[Source code of charts]
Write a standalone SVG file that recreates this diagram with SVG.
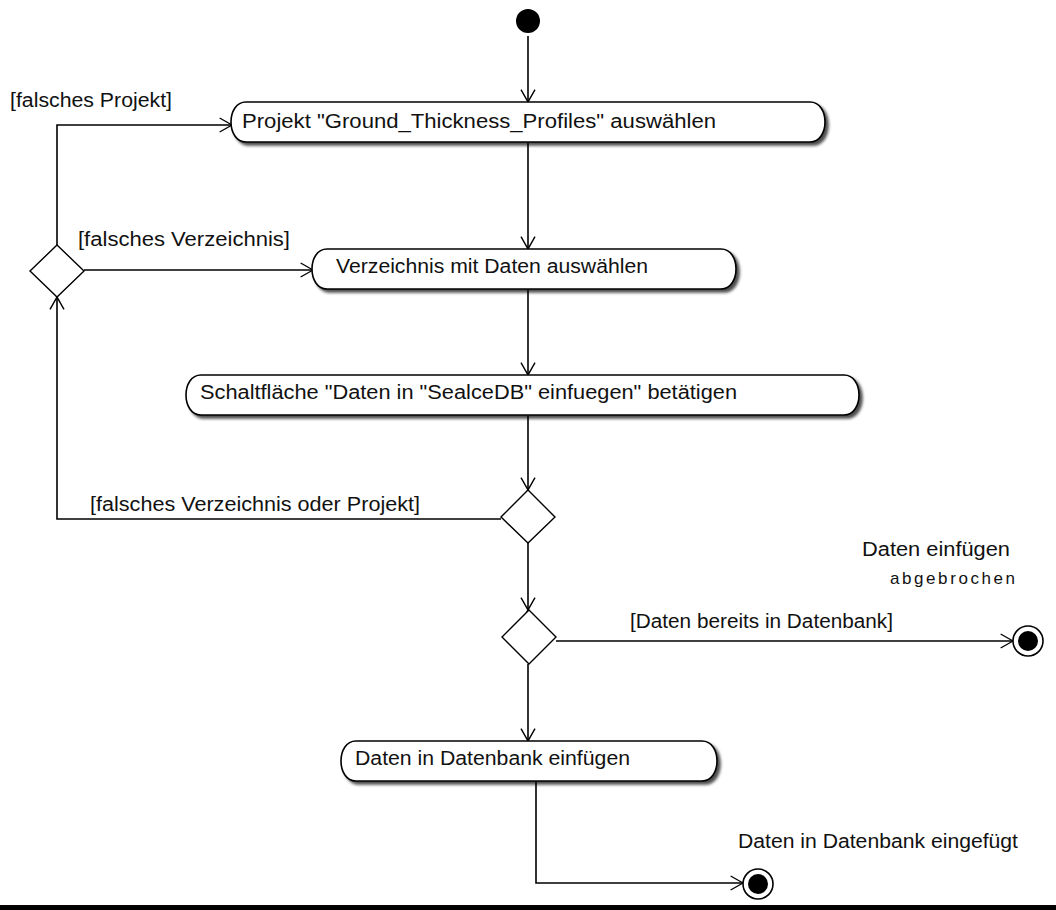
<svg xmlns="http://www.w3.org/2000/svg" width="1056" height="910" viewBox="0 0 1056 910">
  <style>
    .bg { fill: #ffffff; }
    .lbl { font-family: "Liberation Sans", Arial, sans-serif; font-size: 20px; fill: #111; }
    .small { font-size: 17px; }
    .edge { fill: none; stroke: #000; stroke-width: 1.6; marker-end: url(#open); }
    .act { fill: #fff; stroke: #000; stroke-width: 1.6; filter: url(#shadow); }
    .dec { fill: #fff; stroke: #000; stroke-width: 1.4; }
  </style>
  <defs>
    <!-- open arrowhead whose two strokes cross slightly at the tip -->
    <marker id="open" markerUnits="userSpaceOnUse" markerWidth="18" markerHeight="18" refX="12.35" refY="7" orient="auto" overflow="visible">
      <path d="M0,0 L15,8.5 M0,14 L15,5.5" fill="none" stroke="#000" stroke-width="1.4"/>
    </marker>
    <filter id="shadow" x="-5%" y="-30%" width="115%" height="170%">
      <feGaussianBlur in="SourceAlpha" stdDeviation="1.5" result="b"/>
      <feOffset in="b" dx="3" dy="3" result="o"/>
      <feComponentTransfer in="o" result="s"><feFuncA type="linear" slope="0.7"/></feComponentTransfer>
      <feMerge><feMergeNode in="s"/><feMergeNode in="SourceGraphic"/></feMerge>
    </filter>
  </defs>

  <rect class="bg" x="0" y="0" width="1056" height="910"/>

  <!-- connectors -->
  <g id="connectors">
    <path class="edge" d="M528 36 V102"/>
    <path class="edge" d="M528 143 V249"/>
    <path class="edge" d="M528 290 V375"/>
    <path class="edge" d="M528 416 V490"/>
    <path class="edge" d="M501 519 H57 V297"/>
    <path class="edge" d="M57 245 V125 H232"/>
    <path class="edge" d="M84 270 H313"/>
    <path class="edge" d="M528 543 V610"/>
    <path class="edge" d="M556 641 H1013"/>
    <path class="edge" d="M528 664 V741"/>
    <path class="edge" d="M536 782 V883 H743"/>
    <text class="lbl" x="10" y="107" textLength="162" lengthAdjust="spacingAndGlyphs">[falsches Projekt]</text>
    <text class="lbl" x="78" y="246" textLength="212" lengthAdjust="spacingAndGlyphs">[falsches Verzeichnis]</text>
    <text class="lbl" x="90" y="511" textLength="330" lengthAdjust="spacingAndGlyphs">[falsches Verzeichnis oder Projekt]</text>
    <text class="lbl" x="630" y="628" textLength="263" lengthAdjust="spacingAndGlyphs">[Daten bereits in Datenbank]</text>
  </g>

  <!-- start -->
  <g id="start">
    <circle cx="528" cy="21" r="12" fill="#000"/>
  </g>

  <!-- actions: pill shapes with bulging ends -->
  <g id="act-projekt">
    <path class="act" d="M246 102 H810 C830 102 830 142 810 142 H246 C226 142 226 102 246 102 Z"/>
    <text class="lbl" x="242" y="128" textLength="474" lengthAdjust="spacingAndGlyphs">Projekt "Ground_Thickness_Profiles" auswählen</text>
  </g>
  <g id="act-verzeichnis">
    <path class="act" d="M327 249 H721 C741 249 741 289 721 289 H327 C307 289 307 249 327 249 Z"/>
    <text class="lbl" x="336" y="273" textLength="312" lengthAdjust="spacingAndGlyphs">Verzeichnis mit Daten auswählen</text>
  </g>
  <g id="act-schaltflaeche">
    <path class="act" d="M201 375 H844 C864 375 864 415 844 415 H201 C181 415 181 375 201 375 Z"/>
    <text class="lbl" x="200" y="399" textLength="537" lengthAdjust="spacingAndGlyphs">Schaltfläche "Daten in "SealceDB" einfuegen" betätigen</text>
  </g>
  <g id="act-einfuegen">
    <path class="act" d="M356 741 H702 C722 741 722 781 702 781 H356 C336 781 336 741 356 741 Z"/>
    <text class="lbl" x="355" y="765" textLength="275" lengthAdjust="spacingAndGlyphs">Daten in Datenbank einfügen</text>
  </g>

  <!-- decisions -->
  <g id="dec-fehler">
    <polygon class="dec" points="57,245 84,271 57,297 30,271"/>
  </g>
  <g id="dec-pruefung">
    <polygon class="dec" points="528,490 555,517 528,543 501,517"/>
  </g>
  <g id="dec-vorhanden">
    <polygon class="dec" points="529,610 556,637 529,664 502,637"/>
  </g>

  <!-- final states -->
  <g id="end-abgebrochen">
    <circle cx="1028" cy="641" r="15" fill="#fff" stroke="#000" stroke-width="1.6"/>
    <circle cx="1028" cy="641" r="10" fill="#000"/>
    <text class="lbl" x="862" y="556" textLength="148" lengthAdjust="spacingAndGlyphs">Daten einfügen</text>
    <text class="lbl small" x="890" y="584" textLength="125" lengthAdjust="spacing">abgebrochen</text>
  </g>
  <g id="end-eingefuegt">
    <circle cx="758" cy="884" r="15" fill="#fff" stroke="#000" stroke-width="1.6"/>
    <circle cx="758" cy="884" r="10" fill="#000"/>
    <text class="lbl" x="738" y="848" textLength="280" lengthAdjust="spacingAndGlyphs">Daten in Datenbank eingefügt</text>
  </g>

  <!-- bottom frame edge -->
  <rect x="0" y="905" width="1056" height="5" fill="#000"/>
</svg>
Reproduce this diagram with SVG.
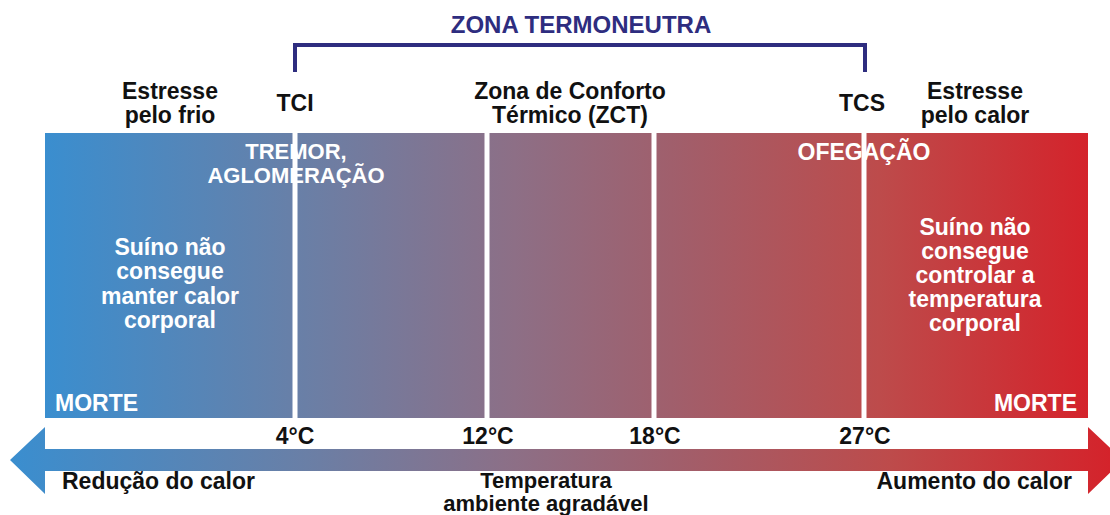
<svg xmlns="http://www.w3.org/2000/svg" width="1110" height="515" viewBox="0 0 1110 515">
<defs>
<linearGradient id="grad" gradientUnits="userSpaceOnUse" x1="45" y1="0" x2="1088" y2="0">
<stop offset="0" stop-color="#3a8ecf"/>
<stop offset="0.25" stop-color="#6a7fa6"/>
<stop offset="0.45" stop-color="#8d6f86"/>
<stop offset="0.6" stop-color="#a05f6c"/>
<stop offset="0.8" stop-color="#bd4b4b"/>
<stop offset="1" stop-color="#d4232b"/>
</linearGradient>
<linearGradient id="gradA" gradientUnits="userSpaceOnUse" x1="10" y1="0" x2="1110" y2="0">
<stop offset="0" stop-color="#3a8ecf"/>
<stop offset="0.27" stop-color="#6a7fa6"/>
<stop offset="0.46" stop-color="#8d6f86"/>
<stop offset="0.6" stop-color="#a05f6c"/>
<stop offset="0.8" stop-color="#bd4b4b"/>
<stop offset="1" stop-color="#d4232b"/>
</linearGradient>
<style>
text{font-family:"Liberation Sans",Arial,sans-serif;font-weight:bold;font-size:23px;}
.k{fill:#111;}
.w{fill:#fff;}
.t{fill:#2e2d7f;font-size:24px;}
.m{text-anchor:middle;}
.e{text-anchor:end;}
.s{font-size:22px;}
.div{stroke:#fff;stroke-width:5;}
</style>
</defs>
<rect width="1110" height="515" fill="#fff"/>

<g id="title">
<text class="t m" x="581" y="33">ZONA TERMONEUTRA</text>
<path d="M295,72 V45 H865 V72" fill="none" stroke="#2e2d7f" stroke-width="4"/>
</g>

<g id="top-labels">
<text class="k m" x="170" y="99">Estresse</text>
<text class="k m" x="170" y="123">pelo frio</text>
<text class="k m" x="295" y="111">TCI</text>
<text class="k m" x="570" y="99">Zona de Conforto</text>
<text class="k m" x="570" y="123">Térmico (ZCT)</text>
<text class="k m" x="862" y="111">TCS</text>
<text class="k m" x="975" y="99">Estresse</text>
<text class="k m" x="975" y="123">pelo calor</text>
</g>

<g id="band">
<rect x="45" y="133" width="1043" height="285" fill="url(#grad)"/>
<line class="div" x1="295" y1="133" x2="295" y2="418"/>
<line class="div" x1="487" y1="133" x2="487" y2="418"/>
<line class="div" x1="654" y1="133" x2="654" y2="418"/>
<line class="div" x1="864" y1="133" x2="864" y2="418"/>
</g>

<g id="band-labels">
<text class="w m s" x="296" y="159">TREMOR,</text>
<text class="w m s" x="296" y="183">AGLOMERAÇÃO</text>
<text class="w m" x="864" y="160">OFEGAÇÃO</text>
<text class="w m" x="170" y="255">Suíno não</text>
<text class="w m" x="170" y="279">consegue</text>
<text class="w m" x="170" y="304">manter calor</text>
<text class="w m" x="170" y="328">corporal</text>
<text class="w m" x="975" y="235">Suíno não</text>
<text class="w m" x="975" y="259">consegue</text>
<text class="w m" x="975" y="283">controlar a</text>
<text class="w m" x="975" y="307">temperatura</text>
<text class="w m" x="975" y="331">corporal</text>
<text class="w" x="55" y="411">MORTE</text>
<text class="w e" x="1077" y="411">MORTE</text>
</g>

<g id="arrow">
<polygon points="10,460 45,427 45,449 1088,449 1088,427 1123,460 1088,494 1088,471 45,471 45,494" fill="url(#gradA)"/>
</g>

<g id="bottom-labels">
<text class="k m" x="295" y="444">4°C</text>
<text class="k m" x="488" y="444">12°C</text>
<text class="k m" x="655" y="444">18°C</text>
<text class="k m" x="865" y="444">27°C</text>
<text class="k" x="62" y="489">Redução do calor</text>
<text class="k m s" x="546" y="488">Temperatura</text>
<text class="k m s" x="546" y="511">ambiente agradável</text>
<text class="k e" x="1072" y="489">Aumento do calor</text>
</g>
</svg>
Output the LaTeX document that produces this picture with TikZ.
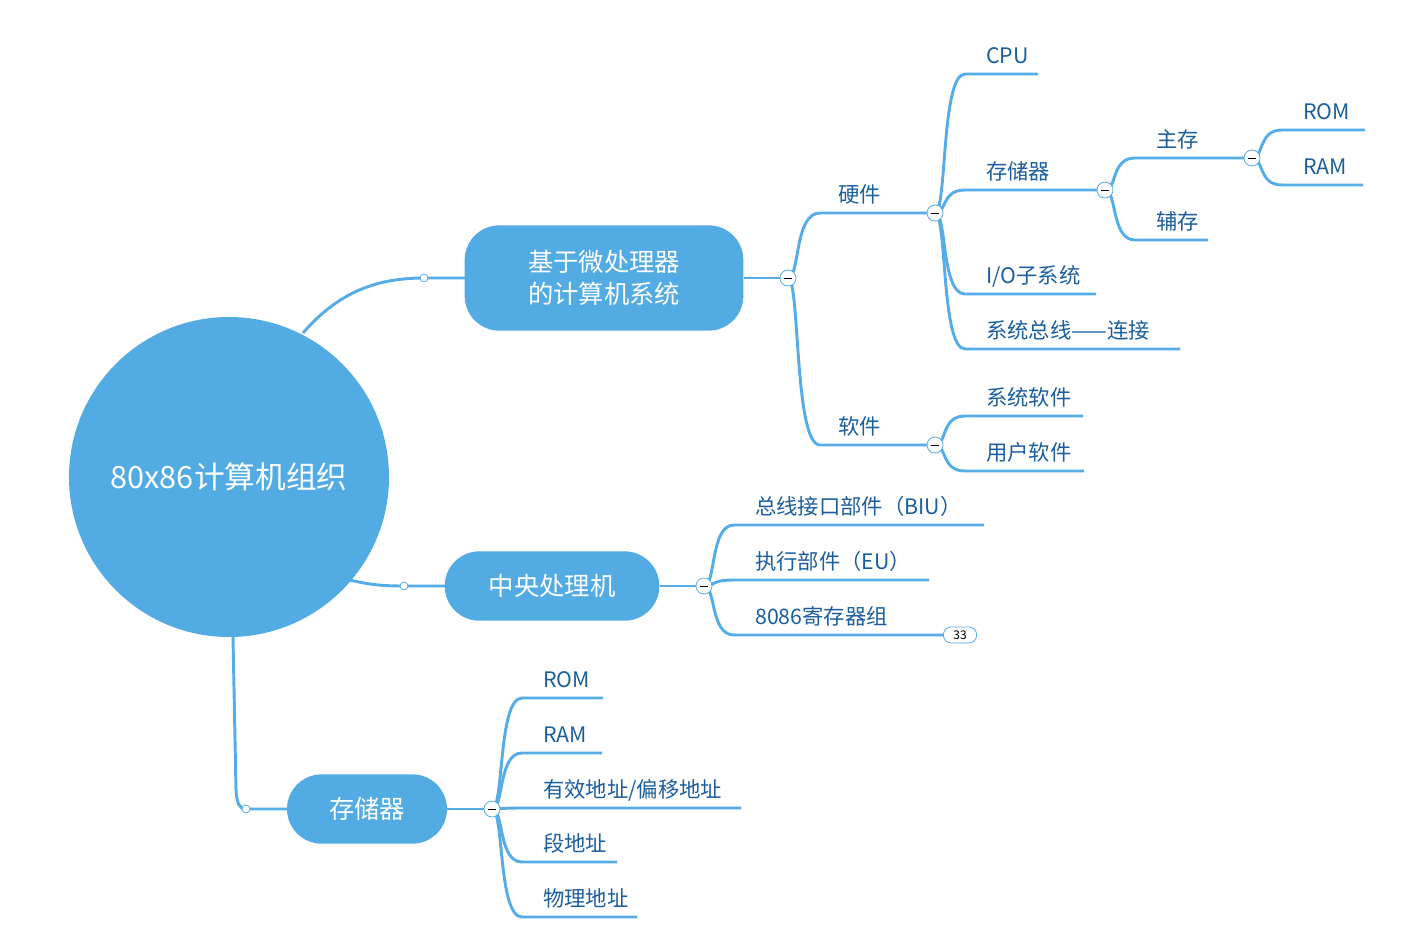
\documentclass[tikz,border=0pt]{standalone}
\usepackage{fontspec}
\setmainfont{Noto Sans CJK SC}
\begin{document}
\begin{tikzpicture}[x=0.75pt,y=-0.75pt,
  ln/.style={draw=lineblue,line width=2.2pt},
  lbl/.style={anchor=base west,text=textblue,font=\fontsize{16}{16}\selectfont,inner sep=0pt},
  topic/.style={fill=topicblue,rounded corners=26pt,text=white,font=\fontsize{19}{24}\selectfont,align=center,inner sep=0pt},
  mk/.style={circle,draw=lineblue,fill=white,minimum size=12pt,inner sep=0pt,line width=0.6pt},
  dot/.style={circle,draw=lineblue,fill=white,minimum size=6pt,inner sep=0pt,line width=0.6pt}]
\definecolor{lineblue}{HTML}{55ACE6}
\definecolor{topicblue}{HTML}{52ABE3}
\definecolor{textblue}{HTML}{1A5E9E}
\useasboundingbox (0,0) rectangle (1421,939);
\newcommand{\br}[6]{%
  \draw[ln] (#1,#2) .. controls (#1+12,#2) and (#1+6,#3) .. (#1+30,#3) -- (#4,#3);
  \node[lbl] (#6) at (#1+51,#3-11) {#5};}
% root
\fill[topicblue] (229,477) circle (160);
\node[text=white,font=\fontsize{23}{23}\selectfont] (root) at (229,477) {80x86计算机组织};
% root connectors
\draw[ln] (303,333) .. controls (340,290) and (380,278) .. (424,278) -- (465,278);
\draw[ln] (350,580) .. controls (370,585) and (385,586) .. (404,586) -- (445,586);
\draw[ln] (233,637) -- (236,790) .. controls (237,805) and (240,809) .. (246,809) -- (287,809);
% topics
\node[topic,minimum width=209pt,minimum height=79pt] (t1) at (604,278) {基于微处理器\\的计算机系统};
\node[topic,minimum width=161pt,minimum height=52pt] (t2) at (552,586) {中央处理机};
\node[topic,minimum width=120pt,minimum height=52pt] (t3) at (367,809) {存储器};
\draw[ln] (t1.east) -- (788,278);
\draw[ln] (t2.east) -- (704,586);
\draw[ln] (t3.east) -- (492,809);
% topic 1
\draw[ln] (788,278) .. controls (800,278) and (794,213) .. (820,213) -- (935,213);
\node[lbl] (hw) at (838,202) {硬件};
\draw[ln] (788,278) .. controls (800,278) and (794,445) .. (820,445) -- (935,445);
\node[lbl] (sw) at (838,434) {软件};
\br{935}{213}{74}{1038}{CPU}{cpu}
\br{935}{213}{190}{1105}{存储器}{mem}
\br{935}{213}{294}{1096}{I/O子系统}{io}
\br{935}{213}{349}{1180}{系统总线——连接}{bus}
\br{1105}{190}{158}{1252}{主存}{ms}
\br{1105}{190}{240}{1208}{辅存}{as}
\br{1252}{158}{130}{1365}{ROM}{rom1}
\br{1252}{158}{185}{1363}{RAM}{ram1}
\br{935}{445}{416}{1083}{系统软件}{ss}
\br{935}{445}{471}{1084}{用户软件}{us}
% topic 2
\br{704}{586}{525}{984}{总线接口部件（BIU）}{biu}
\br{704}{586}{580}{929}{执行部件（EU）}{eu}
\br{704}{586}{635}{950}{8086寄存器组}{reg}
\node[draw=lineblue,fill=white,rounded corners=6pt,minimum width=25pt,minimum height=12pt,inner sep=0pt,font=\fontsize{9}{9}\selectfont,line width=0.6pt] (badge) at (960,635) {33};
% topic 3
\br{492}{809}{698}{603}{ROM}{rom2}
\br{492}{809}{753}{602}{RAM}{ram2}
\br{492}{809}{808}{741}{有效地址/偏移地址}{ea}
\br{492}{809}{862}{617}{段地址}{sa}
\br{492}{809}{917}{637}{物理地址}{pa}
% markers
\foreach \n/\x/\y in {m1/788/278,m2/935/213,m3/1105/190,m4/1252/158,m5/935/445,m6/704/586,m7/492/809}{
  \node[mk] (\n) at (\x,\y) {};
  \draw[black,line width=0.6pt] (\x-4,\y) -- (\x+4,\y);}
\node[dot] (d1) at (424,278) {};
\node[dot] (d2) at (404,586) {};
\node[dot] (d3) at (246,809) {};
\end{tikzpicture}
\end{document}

▶ Short problem
Select all lines in the listing above where the word "standalone" appears, and show them.

▶ Worked answer
Write a standalone SVG file that recreates this diagram with SVG.
\documentclass[tikz,border=0pt]{standalone}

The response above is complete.